I try not to accept any junk science. Does a beer actually lose its nose, or does it just lose its carbonation that is carrying it out of the glass? Obviously everything we smell is caused by molecules being given off, but if the mash can remain aromatic for 60 minutes, how is it possible that a 30 second exposure to oxygen has "destroyed" the aroma?
Ok, now I get ya.
FTR, I am not blindly swallowing this either. But most of the guys on that forum can brew. Really well. So at the outset, I figured it was worth a listen and a try.
I don't think its that the aroma is 'destroyed'. On a different scale, that is like saying blasting a finished beer with oxygen will 'destroy' the flavor of the beer. The beer will still have flavor, it will just be a different flavor, maybe the one you want, maybe not...likely not. Supposedly the phenol is very volatile, and very easily falls prey to creepy drifter O2 molecules.

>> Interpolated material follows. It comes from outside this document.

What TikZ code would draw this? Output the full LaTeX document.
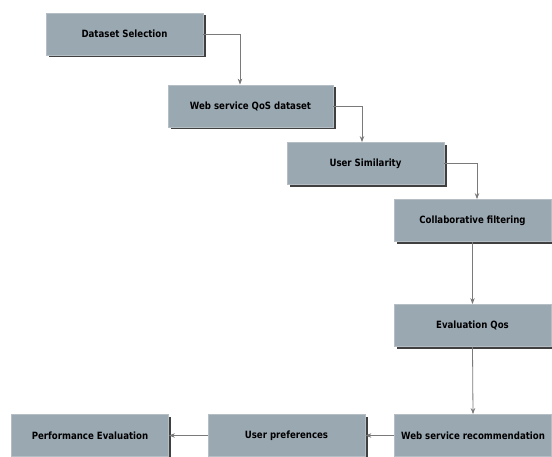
\documentclass[tikz,border=0pt]{standalone}
\usepackage{fontspec}
\setmainfont{DejaVu Sans}[FakeStretch=0.86]
\usetikzlibrary{arrows.meta,shadows}
\definecolor{boxfill}{HTML}{9AA8B2}
\definecolor{boxline}{HTML}{B4BEC4}
\definecolor{arrowcol}{HTML}{7A7A7A}
\tikzset{
  stagebox/.style={rectangle, fill=boxfill, draw=boxline, line width=0.8pt,
    minimum width=157pt, minimum height=42pt, inner sep=0pt,
    font=\bfseries\fontsize{10}{12}\selectfont,
    drop shadow={shadow xshift=2.5pt, shadow yshift=-2.5pt, fill=black!75, opacity=1}},
  link/.style={draw=arrowcol, line width=0.8pt, -{Stealth[length=6pt,width=4.5pt]}}
}
\begin{document}
\begin{tikzpicture}[x=1pt,y=-1pt]
\useasboundingbox (0,0) rectangle (552,457);
\node[stagebox] (b1) at (124.5,34) {Dataset Selection};
\node[stagebox, minimum width=165pt] (b2) at (250.5,106) {Web service QoS dataset};
\node[stagebox] (b3) at (365.5,163.5) {User Similarity};
\node[stagebox] (b4) at (472.5,220.5) {Collaborative filtering};
\node[stagebox] (b5) at (472.5,325.5) {Evaluation Qos};
\node[stagebox] (b6) at (473,435.5) {Web service recommendation};
\node[stagebox] (b7) at (286.5,435.5) {User preferences};
\node[stagebox] (b8) at (90,435.5) {Performance Evaluation};
\draw[link] (b1.east) -| ([xshift=-10.5pt]b2.north);
\draw[link] (b2.east) -| ([xshift=-3.5pt]b3.north);
\draw[link] (b3.east) -| ([xshift=4.5pt]b4.north);
\draw[link] (b4.south) -- (b5.north);
\draw[link] (b5.south) -- (b6.north);
\draw[link] (b6.west) -- (b7.east);
\draw[link] (b7.west) -- (b8.east);
\end{tikzpicture}
\end{document}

I have tried and judged lots of lagers, and many of them are really really really good...and solid...and drinkable. So you can absolutely make a good beer, even a beer that many will think is great (in American craft beer standards) without Lodo brewing.
But I absolutely do taste a difference in fresh, non-abused German beer. Even lining up an excellent, celebrated American version like Pivo Pils or Prima against Warsteiner or Radenberger, the beer just tastes different. If someone cannot taste the difference, or dismisses it as confirmation bias, etc., fine...but I don't. And in talking to several of these guys, I believe they are on to something.
We tried this on a helles on our 1/2bbl system, and I have to say, ZERO malt/'mash' aroma during the mash. The fermenter sample tasted like something I have not tasted in 85-ish batches.
Again I really don't mean to be snarky, but I have just read way too many 'discussions' on homebrewer boards that end with "it works for me" or "I can't tell the difference" to believe that there is a rigorous scientific, peer-reviewed standard that applies to all changes in widely-accepted homebrewing dogma.
Off-topic, are you a member of any clubs in Baltimore? If Baltibrew or CSI, tell Boddy and Brent that Pietro said they are each a coward and a cheat.